## Objective
Exclude the pictures, then repeat the remaining data exactly.

## Data
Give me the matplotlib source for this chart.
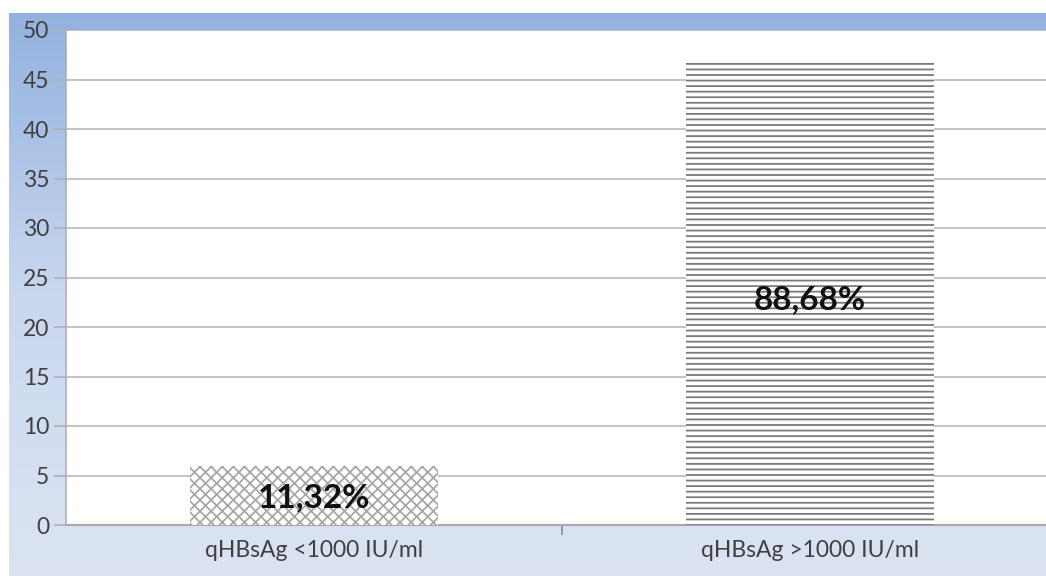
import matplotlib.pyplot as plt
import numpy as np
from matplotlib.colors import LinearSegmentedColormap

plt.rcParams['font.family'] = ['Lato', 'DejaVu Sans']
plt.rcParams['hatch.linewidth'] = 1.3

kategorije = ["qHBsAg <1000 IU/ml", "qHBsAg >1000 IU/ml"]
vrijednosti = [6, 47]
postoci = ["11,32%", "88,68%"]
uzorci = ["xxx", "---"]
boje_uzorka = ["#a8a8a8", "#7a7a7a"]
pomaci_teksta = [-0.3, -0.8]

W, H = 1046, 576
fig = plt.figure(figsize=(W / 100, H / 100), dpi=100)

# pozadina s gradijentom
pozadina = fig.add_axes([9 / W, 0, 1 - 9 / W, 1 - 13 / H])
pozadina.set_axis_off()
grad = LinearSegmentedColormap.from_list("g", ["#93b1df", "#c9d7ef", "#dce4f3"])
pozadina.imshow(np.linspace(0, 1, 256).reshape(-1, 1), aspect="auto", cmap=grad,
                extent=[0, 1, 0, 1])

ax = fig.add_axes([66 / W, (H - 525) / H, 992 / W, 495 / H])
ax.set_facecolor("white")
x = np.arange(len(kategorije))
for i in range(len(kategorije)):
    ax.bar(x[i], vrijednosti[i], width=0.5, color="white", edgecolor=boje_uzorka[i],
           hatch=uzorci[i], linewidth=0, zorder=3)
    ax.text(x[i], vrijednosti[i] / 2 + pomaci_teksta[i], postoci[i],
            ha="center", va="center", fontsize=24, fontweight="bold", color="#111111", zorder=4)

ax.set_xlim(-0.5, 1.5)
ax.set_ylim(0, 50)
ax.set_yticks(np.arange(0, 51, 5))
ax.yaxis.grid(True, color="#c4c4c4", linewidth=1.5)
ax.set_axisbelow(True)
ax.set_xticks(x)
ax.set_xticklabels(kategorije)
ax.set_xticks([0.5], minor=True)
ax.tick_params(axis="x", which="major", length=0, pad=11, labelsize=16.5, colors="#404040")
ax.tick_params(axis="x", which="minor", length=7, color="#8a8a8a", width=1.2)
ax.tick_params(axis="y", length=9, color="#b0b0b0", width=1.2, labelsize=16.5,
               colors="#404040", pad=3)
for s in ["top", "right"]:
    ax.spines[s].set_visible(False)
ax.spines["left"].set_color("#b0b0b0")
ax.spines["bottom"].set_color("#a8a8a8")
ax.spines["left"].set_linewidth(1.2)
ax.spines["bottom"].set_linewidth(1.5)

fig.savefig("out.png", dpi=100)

## Result of the exercise
Give me the matplotlib source for this chart.
import matplotlib.pyplot as plt
import numpy as np
from matplotlib.colors import LinearSegmentedColormap

plt.rcParams['font.family'] = ['Lato', 'DejaVu Sans']
plt.rcParams['hatch.linewidth'] = 1.3

kategorije = ["qHBsAg <1000 IU/ml", "qHBsAg >1000 IU/ml"]
vrijednosti = [6, 47]
postoci = ["11,32%", "88,68%"]
uzorci = ["xxx", "---"]
boje_uzorka = ["#a8a8a8", "#7a7a7a"]
pomaci_teksta = [-0.3, -0.8]

W, H = 1046, 576
fig = plt.figure(figsize=(W / 100, H / 100), dpi=100)

# pozadina s gradijentom
pozadina = fig.add_axes([9 / W, 0, 1 - 9 / W, 1 - 13 / H])
pozadina.set_axis_off()
grad = LinearSegmentedColormap.from_list("g", ["#93b1df", "#c9d7ef", "#dce4f3"])
pozadina.imshow(np.linspace(0, 1, 256).reshape(-1, 1), aspect="auto", cmap=grad,
                extent=[0, 1, 0, 1])

ax = fig.add_axes([66 / W, (H - 525) / H, 992 / W, 495 / H])
ax.set_facecolor("white")
x = np.arange(len(kategorije))
for i in range(len(kategorije)):
    ax.bar(x[i], vrijednosti[i], width=0.5, color="white", edgecolor=boje_uzorka[i],
           hatch=uzorci[i], linewidth=0, zorder=3)
    ax.text(x[i], vrijednosti[i] / 2 + pomaci_teksta[i], postoci[i],
            ha="center", va="center", fontsize=24, fontweight="bold", color="#111111", zorder=4)

ax.set_xlim(-0.5, 1.5)
ax.set_ylim(0, 50)
ax.set_yticks(np.arange(0, 51, 5))
ax.yaxis.grid(True, color="#c4c4c4", linewidth=1.5)
ax.set_axisbelow(True)
ax.set_xticks(x)
ax.set_xticklabels(kategorije)
ax.set_xticks([0.5], minor=True)
ax.tick_params(axis="x", which="major", length=0, pad=11, labelsize=16.5, colors="#404040")
ax.tick_params(axis="x", which="minor", length=7, color="#8a8a8a", width=1.2)
ax.tick_params(axis="y", length=9, color="#b0b0b0", width=1.2, labelsize=16.5,
               colors="#404040", pad=3)
for s in ["top", "right"]:
    ax.spines[s].set_visible(False)
ax.spines["left"].set_color("#b0b0b0")
ax.spines["bottom"].set_color("#a8a8a8")
ax.spines["left"].set_linewidth(1.2)
ax.spines["bottom"].set_linewidth(1.5)

fig.savefig("out.png", dpi=100)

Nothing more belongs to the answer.